Brunei saves face in pounds 180m deal

THE MOST expensive civil action in British legal history - between Prince Jefri of Brunei and two of his closest emissaries - was settled out of court amid speculation that the sultan had ordered his brother to put an end to all his court cases around the world.

A spokesman for the prince dismissed the idea of any intervention by the sultan. But it was confirmed that the prince and the Manoukian brothers, who were suing each other for claims totalling pounds 180m, had reached an "amicable agreement" after negotiations between their lawyers in a London hotel.

The details are confidential but a source close to the case said yesterday that Prince Jefri had ordered his lawyers to find a settlement. It is believed that both sides will share costs of around pounds 10m.

Two weeks ago, a United States law suit filed by Shannon Marketic, a former Miss USA, who claimed that she was held captive in a Brunei palace for use as a "sex slave", was struck out. She has appealed and a similar case is being brought by two women in Hawaii.

The latest deal, before any evidence was heard from Prince Jefri, has saved the youngest brother of the Sultan of Brunei from embarrassing cross-examination over his extravagant lifestyle, which included allegations of using prostitutes, gambling and "spending unimaginable sums of money".

Giving evidence, Bob Manoukian, who with his brother, Rafi, was suing the prince for pounds 80m claiming he reneged on two business deals, told the court that Prince Jefri kept up to 40 prostitutes at a time at the Dorchester Hotel in the West End of London. The prince, a Muslim who has four wives and three children, was said to have built a string of palaces in his country, many of which were used for "his sex parties", the Manoukians alleged.

The court was also told that he spend millions of pounds on expensive objets d'art, including a set of diamond-encrusted erotic watches.

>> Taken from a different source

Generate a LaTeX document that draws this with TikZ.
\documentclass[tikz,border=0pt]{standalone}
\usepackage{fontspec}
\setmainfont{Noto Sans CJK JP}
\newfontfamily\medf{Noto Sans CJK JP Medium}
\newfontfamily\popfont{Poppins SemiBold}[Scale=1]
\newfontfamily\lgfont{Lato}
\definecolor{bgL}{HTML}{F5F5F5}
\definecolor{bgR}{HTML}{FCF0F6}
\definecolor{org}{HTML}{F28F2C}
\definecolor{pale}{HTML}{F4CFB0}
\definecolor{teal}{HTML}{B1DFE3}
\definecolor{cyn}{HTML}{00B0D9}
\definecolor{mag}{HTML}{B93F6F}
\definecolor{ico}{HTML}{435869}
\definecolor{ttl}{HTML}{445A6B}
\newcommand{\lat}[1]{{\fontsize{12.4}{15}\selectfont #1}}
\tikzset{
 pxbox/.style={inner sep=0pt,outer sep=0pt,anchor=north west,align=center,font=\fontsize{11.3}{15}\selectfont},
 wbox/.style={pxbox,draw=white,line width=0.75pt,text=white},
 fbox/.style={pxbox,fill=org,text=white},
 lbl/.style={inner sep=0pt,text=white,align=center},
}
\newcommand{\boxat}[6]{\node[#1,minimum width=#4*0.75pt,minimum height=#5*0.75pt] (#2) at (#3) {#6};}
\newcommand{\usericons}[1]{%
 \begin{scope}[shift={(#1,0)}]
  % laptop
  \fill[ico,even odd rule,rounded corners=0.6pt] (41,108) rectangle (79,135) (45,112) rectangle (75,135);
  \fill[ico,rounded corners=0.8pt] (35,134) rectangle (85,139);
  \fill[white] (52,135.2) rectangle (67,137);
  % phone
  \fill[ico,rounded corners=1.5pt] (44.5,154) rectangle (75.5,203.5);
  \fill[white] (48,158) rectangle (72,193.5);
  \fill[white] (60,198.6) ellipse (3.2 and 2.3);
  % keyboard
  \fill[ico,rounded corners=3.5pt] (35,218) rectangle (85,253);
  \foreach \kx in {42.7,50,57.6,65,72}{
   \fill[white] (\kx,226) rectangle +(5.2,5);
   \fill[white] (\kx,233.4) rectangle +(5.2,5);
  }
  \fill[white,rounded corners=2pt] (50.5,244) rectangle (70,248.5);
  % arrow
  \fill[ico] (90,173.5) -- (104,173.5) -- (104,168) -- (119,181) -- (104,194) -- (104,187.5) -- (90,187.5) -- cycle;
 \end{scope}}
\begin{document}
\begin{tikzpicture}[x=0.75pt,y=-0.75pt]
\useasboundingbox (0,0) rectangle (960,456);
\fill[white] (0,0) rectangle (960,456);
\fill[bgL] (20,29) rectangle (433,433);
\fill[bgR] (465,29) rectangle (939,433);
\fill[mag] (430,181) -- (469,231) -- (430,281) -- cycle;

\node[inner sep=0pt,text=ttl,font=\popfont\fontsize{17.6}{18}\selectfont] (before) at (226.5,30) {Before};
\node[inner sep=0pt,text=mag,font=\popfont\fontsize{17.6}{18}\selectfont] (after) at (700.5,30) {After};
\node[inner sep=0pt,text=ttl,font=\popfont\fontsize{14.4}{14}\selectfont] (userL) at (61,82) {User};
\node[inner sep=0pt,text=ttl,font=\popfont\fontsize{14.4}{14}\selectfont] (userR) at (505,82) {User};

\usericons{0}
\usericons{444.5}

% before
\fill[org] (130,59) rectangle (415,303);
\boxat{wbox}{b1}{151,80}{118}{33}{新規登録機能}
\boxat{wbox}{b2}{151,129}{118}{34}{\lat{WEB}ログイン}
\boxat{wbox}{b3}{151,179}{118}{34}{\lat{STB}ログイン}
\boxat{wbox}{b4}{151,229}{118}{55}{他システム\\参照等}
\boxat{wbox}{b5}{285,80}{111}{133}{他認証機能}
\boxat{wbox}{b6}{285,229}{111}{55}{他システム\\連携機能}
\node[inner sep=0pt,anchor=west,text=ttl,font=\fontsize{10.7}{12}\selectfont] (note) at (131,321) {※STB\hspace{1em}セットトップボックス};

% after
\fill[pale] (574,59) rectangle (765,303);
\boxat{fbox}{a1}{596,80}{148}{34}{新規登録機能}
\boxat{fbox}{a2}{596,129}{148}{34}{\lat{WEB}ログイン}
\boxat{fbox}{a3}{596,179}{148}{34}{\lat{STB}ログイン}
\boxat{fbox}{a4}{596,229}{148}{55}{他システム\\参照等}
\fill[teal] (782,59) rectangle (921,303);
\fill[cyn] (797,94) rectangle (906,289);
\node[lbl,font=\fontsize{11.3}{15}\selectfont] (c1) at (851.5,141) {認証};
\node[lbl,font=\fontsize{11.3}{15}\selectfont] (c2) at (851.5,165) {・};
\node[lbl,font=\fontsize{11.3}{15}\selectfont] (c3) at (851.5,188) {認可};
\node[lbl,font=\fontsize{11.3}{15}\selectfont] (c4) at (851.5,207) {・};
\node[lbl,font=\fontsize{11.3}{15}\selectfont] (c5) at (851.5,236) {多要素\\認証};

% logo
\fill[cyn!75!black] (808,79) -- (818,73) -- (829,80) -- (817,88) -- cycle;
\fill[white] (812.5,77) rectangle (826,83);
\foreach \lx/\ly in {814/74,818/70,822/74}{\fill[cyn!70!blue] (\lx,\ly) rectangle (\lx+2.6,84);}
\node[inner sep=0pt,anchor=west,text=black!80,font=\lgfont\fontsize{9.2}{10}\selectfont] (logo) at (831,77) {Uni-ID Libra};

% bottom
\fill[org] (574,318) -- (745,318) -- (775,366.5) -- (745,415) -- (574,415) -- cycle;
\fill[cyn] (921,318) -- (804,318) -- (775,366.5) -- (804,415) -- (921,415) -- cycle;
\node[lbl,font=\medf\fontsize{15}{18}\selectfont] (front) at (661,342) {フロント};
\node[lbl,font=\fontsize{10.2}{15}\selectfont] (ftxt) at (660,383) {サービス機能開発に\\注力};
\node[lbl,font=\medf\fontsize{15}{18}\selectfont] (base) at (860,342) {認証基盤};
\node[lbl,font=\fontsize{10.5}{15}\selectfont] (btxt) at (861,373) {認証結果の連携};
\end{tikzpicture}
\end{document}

Based in London, the Armenian-born brothers claimed that Prince Jefri reneged on a pounds 55m deal to buy and operate the pounds 190m Adelphi office building in central London and a pounds 25m verbal agreement to refurbish part of the former Playboy Club. The prince counter-sued for an estimated pounds 100m, claiming that Rafi Manoukian channelled unreasonable profits out of him through an intricate web of companies based in Liechtenstein.

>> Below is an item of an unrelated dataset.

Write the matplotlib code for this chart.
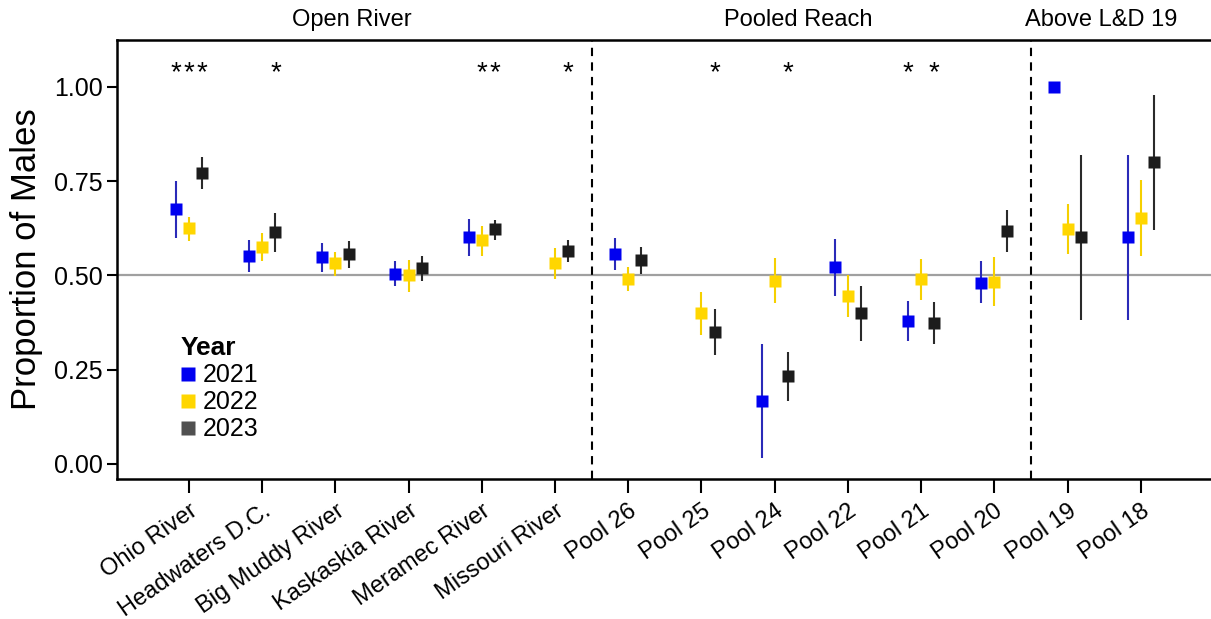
import numpy as np
import matplotlib
matplotlib.use('Agg')
import matplotlib.pyplot as plt
from matplotlib.lines import Line2D
from matplotlib import transforms

plt.rcParams['font.family'] = ['Liberation Sans', 'DejaVu Sans']

sites = ['Ohio River', 'Headwaters D.C.', 'Big Muddy River', 'Kaskaskia River',
         'Meramec River', 'Missouri River', 'Pool 26', 'Pool 25', 'Pool 24',
         'Pool 22', 'Pool 21', 'Pool 20', 'Pool 19', 'Pool 18']
years = ['2021', '2022', '2023']
nan = np.nan

p2021 = [0.676, 0.550, 0.549, 0.504, 0.601, nan, 0.557, nan, 0.168, 0.523, 0.380, 0.481, 1.000, 0.601]
lo2021 = [0.600, 0.508, 0.510, 0.471, 0.550, nan, 0.513, nan, 0.015, 0.446, 0.326, 0.426, 1.000, 0.382]
hi2021 = [0.750, 0.593, 0.585, 0.538, 0.649, nan, 0.600, nan, 0.318, 0.597, 0.431, 0.537, 1.000, 0.818]

p2022 = [0.625, 0.576, 0.532, 0.501, 0.594, 0.532, 0.491, 0.401, 0.486, 0.446, 0.489, 0.483, 0.624, 0.653]
lo2022 = [0.591, 0.538, 0.499, 0.457, 0.551, 0.490, 0.459, 0.341, 0.426, 0.390, 0.435, 0.419, 0.556, 0.551]
hi2022 = [0.656, 0.613, 0.563, 0.542, 0.631, 0.573, 0.523, 0.457, 0.545, 0.501, 0.543, 0.548, 0.689, 0.752]

p2023 = [0.772, 0.614, 0.556, 0.519, 0.623, 0.565, 0.540, 0.351, 0.233, 0.401, 0.374, 0.618, 0.601, 0.800]
lo2023 = [0.729, 0.561, 0.519, 0.486, 0.594, 0.535, 0.503, 0.288, 0.168, 0.326, 0.317, 0.562, 0.382, 0.620]
hi2023 = [0.813, 0.664, 0.591, 0.550, 0.647, 0.593, 0.574, 0.411, 0.296, 0.473, 0.428, 0.673, 0.818, 0.978]

# significance stars drawn above each year's point
sig2021 = [1, 0, 0, 0, 0, 0, 0, 0, 0, 0, 1, 0, 0, 0]
sig2022 = [1, 0, 0, 0, 1, 0, 0, 0, 0, 0, 0, 0, 0, 0]
sig2023 = [1, 1, 0, 0, 1, 1, 0, 1, 1, 0, 1, 0, 0, 0]

groups = ['Open River', 'Pooled Reach', 'Above L&D 19']
group_x = [2.23, 8.32, 12.46]
group_breaks = [5.5, 11.5]

cols = ['#0000f0', '#ffd600', '#1c1c1c']
barcols = ['#2a2ab8', '#f5d000', '#2a2a2a']
legcols = ['#0000f0', '#ffd600', '#505050']
offsets = [-0.18, 0.0, 0.18]

fig = plt.figure(figsize=(12.11, 6.19), dpi=100)
ax = fig.add_axes([117/1211, 1-479/619, 1-117/1211, 439/619])

x = np.arange(len(sites))
ax.axhline(0.5, color='#a0a0a0', lw=1.6, zorder=1)
for b in group_breaks:
    ax.axvline(b, color='black', lw=1.5, ls=(0, (4, 3)), zorder=1)

series = [(p2021, lo2021, hi2021, sig2021), (p2022, lo2022, hi2022, sig2022), (p2023, lo2023, hi2023, sig2023)]
for i, (p, lo, hi, sig) in enumerate(series):
    p = np.array(p); lo = np.array(lo); hi = np.array(hi)
    xs = x + offsets[i]
    ax.vlines(xs, lo, hi, color=barcols[i], lw=1.5, zorder=2)
    ax.plot(xs, p, 's', color=cols[i], ms=9, mec='none', zorder=3)
    for j in range(len(sites)):
        if sig[j]:
            ax.text(xs[j], 1.035, '*', ha='center', va='center', fontsize=20)

trans = transforms.blended_transform_factory(ax.transData, ax.transAxes)
for g, gx in zip(groups, group_x):
    ax.text(gx, 1.046, g, transform=trans, ha='center', va='center', fontsize=17)

ax.set_xlim(-0.984, 13.96)
ax.set_ylim(-0.04, 1.124)
ax.set_xticks(x)
ax.set_xticklabels(sites, rotation=35, ha='right', rotation_mode='anchor', fontsize=17)
ax.set_yticks([0, 0.25, 0.5, 0.75, 1.0])
ax.set_yticklabels(['0.00', '0.25', '0.50', '0.75', '1.00'], fontsize=18)
ax.tick_params(axis='x', length=10, width=1.5, pad=5)
ax.tick_params(axis='y', length=7, width=1.5, pad=3)
ax.set_ylabel('Proportion of Males', fontsize=25, labelpad=8)

for s in ['left', 'bottom', 'top']:
    ax.spines[s].set_linewidth(1.8)
ax.spines['right'].set_visible(False)

handles = [Line2D([0], [0], marker='s', ls='none', color=c, ms=10, mec='none') for c in legcols]
leg = ax.legend(handles, years, title='Year', loc='upper left', bbox_to_anchor=(0.042, 0.365),
                frameon=False, fontsize=18, handlelength=0.6, handletextpad=0.3,
                labelspacing=0.12, borderpad=0.2, alignment='left',
                title_fontproperties={'weight': 'bold', 'size': 19})

fig.savefig('out.png', dpi=100)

The case provided a glimpse into the lifestyle of the notoriously secretive Brunei royal family and, had a settlement not been reached, was likely to reveal many more claims about Prince Jefri's "appetite for extravagance and self indulgence".

Even as a schoolboy the prince, 44, had a love of ostentation. A pupil at King Alfred's, London, he would arrive every morning in a black Mercedes flanked by bodyguards. The school, which costs around pounds 2,300 a term, was an unlikely choice for the prince, however. There are no uniforms and children are encouraged to call staff by their first names. A brochure says that "civilised and relaxed behaviour is encouraged".

The prince is well known for driving through Brunei in a black Porsche with two motorcycle outriders. He has a fleet of 600 cars and a 180ft yacht called Tits. His first love is polo, a game he is reputed to play superbly, and last year he spent pounds 3.5m to entice the world's best polo family, the Heguys of Argentina, to play in Brunei for a year.

In the past he has flown the Chelsea football squad to Brunei to play against the national team, and persuaded Rod Stewart, Elton John and MC Hammer to perform at royal family get-togethers. But despite his extravagance, he is a popular figure in the sultanate where he arranged for the citizens to receive BBC television, the CNN network, and the London radio station Capital by satellite.

He recently bought Asprey, the Queen's jewellers, for pounds 244m and was described in court as a "one man walking market".

However, the family's wealth is new. Despite being one of the oldest Malay ruling families, they lived in a modest house on stilts until the discovery of oil and gas fields in the late Sixties. The Sultan is now said to be worth an estimated pounds 20bn.

The case afforded a brief glimpse into the lives of the richest family in the world but, having reached a deal, it is unlikely that they will allow their private affairs to be broadcast so widely in the future.